··· PROVIDED RECORDS ···

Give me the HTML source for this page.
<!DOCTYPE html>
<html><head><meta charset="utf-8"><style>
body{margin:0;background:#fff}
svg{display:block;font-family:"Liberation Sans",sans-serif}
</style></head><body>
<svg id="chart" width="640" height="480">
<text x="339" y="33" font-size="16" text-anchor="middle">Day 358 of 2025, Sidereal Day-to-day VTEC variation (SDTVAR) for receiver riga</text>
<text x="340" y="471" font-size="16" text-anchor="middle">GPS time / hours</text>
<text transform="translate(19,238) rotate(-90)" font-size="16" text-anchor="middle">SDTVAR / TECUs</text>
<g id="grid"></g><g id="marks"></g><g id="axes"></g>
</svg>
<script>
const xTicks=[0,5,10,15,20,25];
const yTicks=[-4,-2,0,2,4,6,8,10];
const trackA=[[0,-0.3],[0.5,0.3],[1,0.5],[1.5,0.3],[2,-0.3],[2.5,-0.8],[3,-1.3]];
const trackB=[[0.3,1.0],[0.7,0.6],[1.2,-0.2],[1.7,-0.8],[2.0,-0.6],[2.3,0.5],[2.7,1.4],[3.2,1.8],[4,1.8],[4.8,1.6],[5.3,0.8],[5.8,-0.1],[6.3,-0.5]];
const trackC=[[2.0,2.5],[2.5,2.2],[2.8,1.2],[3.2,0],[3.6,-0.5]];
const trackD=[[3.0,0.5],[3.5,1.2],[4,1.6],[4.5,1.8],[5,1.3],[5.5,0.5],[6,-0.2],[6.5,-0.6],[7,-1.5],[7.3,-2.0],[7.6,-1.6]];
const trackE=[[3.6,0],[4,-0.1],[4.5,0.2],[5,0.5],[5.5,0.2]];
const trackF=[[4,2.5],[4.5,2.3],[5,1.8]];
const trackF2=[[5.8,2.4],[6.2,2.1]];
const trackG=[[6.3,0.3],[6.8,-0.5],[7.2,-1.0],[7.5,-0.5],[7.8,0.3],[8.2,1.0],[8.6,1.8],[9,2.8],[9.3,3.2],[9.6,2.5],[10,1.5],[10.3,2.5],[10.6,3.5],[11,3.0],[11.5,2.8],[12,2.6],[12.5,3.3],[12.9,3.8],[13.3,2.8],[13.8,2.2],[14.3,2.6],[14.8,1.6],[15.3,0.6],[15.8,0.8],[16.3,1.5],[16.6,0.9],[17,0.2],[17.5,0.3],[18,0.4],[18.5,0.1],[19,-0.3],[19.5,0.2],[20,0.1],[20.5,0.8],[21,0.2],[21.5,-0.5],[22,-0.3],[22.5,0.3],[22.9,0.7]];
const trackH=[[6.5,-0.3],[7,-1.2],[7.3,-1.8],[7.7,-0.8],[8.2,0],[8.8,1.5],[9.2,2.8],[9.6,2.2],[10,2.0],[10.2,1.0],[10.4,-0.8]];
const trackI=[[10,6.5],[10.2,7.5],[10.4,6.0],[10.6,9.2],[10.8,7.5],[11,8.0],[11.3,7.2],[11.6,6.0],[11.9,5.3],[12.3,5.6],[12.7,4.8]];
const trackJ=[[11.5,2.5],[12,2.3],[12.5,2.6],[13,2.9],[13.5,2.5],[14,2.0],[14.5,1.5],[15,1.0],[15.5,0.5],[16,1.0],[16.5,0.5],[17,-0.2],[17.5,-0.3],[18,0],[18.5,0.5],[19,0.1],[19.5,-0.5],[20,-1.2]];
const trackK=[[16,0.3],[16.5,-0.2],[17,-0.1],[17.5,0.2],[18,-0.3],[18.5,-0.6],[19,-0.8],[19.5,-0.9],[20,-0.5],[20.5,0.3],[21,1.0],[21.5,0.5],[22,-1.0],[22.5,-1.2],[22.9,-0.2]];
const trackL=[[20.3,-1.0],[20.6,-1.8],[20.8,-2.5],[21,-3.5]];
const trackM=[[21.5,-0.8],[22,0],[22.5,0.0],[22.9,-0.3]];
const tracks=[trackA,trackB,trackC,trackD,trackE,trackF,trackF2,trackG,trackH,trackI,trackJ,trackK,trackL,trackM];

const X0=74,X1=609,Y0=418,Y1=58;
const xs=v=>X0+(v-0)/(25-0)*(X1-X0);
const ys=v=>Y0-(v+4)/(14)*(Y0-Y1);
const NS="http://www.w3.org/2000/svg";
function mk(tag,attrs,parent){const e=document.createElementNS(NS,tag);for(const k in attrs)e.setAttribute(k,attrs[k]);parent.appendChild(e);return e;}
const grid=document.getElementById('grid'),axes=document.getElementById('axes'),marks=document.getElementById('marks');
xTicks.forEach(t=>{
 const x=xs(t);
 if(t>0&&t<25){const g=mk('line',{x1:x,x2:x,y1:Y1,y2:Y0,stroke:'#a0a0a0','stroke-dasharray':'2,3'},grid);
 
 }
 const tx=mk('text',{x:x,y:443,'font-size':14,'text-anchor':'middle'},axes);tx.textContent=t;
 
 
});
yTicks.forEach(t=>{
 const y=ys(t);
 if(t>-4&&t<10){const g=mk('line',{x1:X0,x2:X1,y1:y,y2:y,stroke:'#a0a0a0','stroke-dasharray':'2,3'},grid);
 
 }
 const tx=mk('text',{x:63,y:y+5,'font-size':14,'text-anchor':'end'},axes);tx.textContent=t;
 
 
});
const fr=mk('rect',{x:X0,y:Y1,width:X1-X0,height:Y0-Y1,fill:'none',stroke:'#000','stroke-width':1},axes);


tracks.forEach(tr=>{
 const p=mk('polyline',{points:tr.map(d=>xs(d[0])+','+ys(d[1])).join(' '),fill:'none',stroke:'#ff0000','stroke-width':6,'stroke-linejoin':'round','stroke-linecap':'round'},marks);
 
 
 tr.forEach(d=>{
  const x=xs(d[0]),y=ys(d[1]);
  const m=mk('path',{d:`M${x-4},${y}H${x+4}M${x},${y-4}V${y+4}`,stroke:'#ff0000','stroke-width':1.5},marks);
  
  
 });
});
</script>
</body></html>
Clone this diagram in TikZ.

···

◆ **WHAT YOU WILL DO**: Please give back all of the records exactly as written.

◆ **TASK OUTPUT**:
Give me the HTML source for this page.
<!DOCTYPE html>
<html><head><meta charset="utf-8"><style>
body{margin:0;background:#fff}
svg{display:block;font-family:"Liberation Sans",sans-serif}
</style></head><body>
<svg id="chart" width="640" height="480">
<text x="339" y="33" font-size="16" text-anchor="middle">Day 358 of 2025, Sidereal Day-to-day VTEC variation (SDTVAR) for receiver riga</text>
<text x="340" y="471" font-size="16" text-anchor="middle">GPS time / hours</text>
<text transform="translate(19,238) rotate(-90)" font-size="16" text-anchor="middle">SDTVAR / TECUs</text>
<g id="grid"></g><g id="marks"></g><g id="axes"></g>
</svg>
<script>
const xTicks=[0,5,10,15,20,25];
const yTicks=[-4,-2,0,2,4,6,8,10];
const trackA=[[0,-0.3],[0.5,0.3],[1,0.5],[1.5,0.3],[2,-0.3],[2.5,-0.8],[3,-1.3]];
const trackB=[[0.3,1.0],[0.7,0.6],[1.2,-0.2],[1.7,-0.8],[2.0,-0.6],[2.3,0.5],[2.7,1.4],[3.2,1.8],[4,1.8],[4.8,1.6],[5.3,0.8],[5.8,-0.1],[6.3,-0.5]];
const trackC=[[2.0,2.5],[2.5,2.2],[2.8,1.2],[3.2,0],[3.6,-0.5]];
const trackD=[[3.0,0.5],[3.5,1.2],[4,1.6],[4.5,1.8],[5,1.3],[5.5,0.5],[6,-0.2],[6.5,-0.6],[7,-1.5],[7.3,-2.0],[7.6,-1.6]];
const trackE=[[3.6,0],[4,-0.1],[4.5,0.2],[5,0.5],[5.5,0.2]];
const trackF=[[4,2.5],[4.5,2.3],[5,1.8]];
const trackF2=[[5.8,2.4],[6.2,2.1]];
const trackG=[[6.3,0.3],[6.8,-0.5],[7.2,-1.0],[7.5,-0.5],[7.8,0.3],[8.2,1.0],[8.6,1.8],[9,2.8],[9.3,3.2],[9.6,2.5],[10,1.5],[10.3,2.5],[10.6,3.5],[11,3.0],[11.5,2.8],[12,2.6],[12.5,3.3],[12.9,3.8],[13.3,2.8],[13.8,2.2],[14.3,2.6],[14.8,1.6],[15.3,0.6],[15.8,0.8],[16.3,1.5],[16.6,0.9],[17,0.2],[17.5,0.3],[18,0.4],[18.5,0.1],[19,-0.3],[19.5,0.2],[20,0.1],[20.5,0.8],[21,0.2],[21.5,-0.5],[22,-0.3],[22.5,0.3],[22.9,0.7]];
const trackH=[[6.5,-0.3],[7,-1.2],[7.3,-1.8],[7.7,-0.8],[8.2,0],[8.8,1.5],[9.2,2.8],[9.6,2.2],[10,2.0],[10.2,1.0],[10.4,-0.8]];
const trackI=[[10,6.5],[10.2,7.5],[10.4,6.0],[10.6,9.2],[10.8,7.5],[11,8.0],[11.3,7.2],[11.6,6.0],[11.9,5.3],[12.3,5.6],[12.7,4.8]];
const trackJ=[[11.5,2.5],[12,2.3],[12.5,2.6],[13,2.9],[13.5,2.5],[14,2.0],[14.5,1.5],[15,1.0],[15.5,0.5],[16,1.0],[16.5,0.5],[17,-0.2],[17.5,-0.3],[18,0],[18.5,0.5],[19,0.1],[19.5,-0.5],[20,-1.2]];
const trackK=[[16,0.3],[16.5,-0.2],[17,-0.1],[17.5,0.2],[18,-0.3],[18.5,-0.6],[19,-0.8],[19.5,-0.9],[20,-0.5],[20.5,0.3],[21,1.0],[21.5,0.5],[22,-1.0],[22.5,-1.2],[22.9,-0.2]];
const trackL=[[20.3,-1.0],[20.6,-1.8],[20.8,-2.5],[21,-3.5]];
const trackM=[[21.5,-0.8],[22,0],[22.5,0.0],[22.9,-0.3]];
const tracks=[trackA,trackB,trackC,trackD,trackE,trackF,trackF2,trackG,trackH,trackI,trackJ,trackK,trackL,trackM];

const X0=74,X1=609,Y0=418,Y1=58;
const xs=v=>X0+(v-0)/(25-0)*(X1-X0);
const ys=v=>Y0-(v+4)/(14)*(Y0-Y1);
const NS="http://www.w3.org/2000/svg";
function mk(tag,attrs,parent){const e=document.createElementNS(NS,tag);for(const k in attrs)e.setAttribute(k,attrs[k]);parent.appendChild(e);return e;}
const grid=document.getElementById('grid'),axes=document.getElementById('axes'),marks=document.getElementById('marks');
xTicks.forEach(t=>{
 const x=xs(t);
 if(t>0&&t<25){const g=mk('line',{x1:x,x2:x,y1:Y1,y2:Y0,stroke:'#a0a0a0','stroke-dasharray':'2,3'},grid);
 
 }
 const tx=mk('text',{x:x,y:443,'font-size':14,'text-anchor':'middle'},axes);tx.textContent=t;
 
 
});
yTicks.forEach(t=>{
 const y=ys(t);
 if(t>-4&&t<10){const g=mk('line',{x1:X0,x2:X1,y1:y,y2:y,stroke:'#a0a0a0','stroke-dasharray':'2,3'},grid);
 
 }
 const tx=mk('text',{x:63,y:y+5,'font-size':14,'text-anchor':'end'},axes);tx.textContent=t;
 
 
});
const fr=mk('rect',{x:X0,y:Y1,width:X1-X0,height:Y0-Y1,fill:'none',stroke:'#000','stroke-width':1},axes);


tracks.forEach(tr=>{
 const p=mk('polyline',{points:tr.map(d=>xs(d[0])+','+ys(d[1])).join(' '),fill:'none',stroke:'#ff0000','stroke-width':6,'stroke-linejoin':'round','stroke-linecap':'round'},marks);
 
 
 tr.forEach(d=>{
  const x=xs(d[0]),y=ys(d[1]);
  const m=mk('path',{d:`M${x-4},${y}H${x+4}M${x},${y-4}V${y+4}`,stroke:'#ff0000','stroke-width':1.5},marks);
  
  
 });
});
</script>
</body></html>
Clone this diagram in TikZ.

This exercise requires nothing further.